Extreme measures: A driver mixes salt into his sugar to give any potential thieves a fright. He doesn't mind it himself.

The office spaces are lively; people buzz in and out of each others rooms sharing updates, documents, and jokes, while mice run frantic relays behind the desks. An open door policy allows for free and easy exchange , and working relationships are presented more in terms of team work, than subordinate and supervisor  hierarchies. The office with the heaviest traffic is that belonging to the finance, HR and admint co-ordinator, unsurprisingly as cash flow is the life blood of any NGO. Unfortunately this seems to have dried up even more during the last week.
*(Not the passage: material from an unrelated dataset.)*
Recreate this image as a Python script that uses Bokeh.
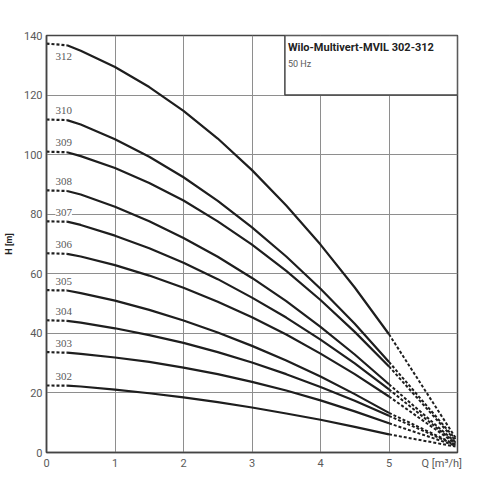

The director of the organisation is currently on leave in the US, but due to bureacratic challenges, the transfer of financial control to the acting director was not completed successfully. While attempts are being made to rectify this untenable situation, permission continues to come from the US, as and when the director has a chance to check emails and process requests. However, as the director is on sabattical this must be extremely invonvenient for her, and so isnt really happening in the most timely and coordianted manner. This has led to the recent absence of soap in the toilets and the  fuelless vehicles sitting paralysed in the compound. Senior management are having to lend staff money to top up the phone and to refuel the vehicles, at a time when fuel prices have increased sharrply  to UGX 3500 per litre (£0.98). We finished a big proposal for project funding which needed to handed in as a hard copy to an office out of town. Without fuel in the vehicle this meant lending money to one of the drivers to take more than a days worth of time, a bus, a taxi and a boda boda to get there...and the same back.  
My desk in the resource centre, complete with miscellaneous unclaimed files, and a tupperware of fried crickets.

The NACWOLA heart is not a pampered one, and is not incentivised by the comparitively lavish salaries, buffet lunches and biscuit breaks provided by many international NGOs. But as the electricity in the office cuts out, the phone and internet dies and salaries are delayed due to cash flow blockages, the NACWOLA heart beats fiercely on.